CAT Climate Target Update Tracker

Australia

Summary

Will not propose a more ambitious target


Australian Government confirms there will be no target update for COP26

The Australian Minister for Energy and Emissions Reduction, Angus Taylor, has confirmed in the Parliament that the government will simply recommunicate its current NDC for COP26, and will not enhance its present 2030 target. He noted that a subsequent NDC is planned for 2025 including a target for 2035 or 2040.

The Australian government intends to meet its 2030 target through carryover of Kyoto Protocol units, rather than through climate policy that reduces greenhouse emissions. It intends to use the Kyoto emission allowance surplus arising from it unambitious 2020 Kyoto target to compensate for absence of policies to reduce emissions by 2030. There is a strong argument that this is not legally consistent with the Paris Agreement.

The CAT rates Australia’s NDC as ‘Insufficient’.

Although Minister Taylor suggests that recommunication is “in accordance with the Paris Agreement”, it is clear that maintaining the same level of emissions reductions in a resubmitted NDC contravenes the intent of the Paris Agreement and its enabling decisions, as each successive NDC should present a progression beyond the current one.
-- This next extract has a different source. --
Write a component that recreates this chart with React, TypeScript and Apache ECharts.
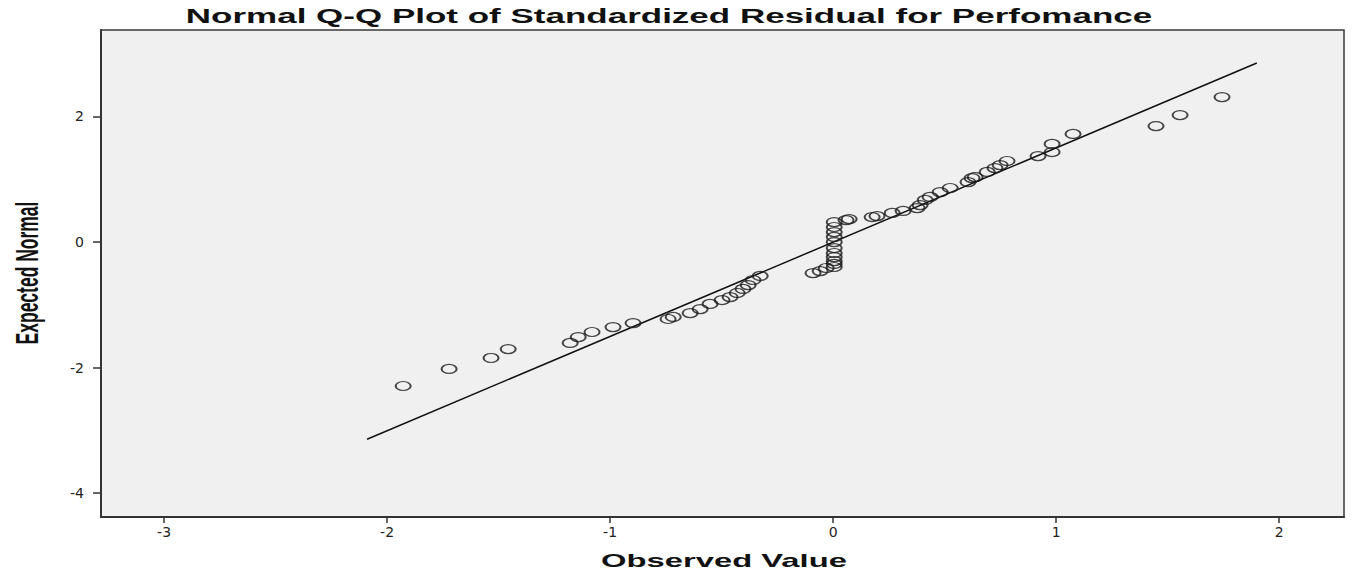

Taking all the relevant provisions of the Paris Agreement, and its enabling decisions, there is a legal obligation on countries to increase their level of ambition. The scientific context, since the Paris Agreement was adopted in 2015, has also been reinforced and should materially affect the obligations of parties, including Australia, in relation to their level of ambition in their NDCs. The IPCC Special Report on 1.5° shows that CO2 and greenhouse gas emissions need to be reduced by 45% by 2030 compared to 2010 levels, and for CO2 emissions to reach net-zero by around 2050 with total greenhouse gas emissions reaching that level about 20 years after that, to limit warming to levels consistent with the long-term temperature goal of the Paris agreement. Avoiding this and choosing only to "re-communicate" its NDC means that Australia is sidestepping this obligation. The term “re-communicate” does not appear anywhere in the agreement, and instead Australia appears to be relying on an interpretation of Paragraph 24 of the Paris Agreement enabling decisions (Decision 1/CP.21), to give it a leave pass not to submit an updated NDC with higher ambition than previously submitted.

A further issue that arises from Minister Taylor’s statement is a reference to a target being set for either 2035 or 2040 and communicated in 2025. The ratchet up mechanism of the Paris agreement is built around the concept of there being common five-year timeframes for NDC targets – hence the five yearly global stock-take system, and the request that the IPCC align its assessment timetable to the needs of this five-year global stock-take. There is concern that the Australian Government may be signalling a move away from this agreement.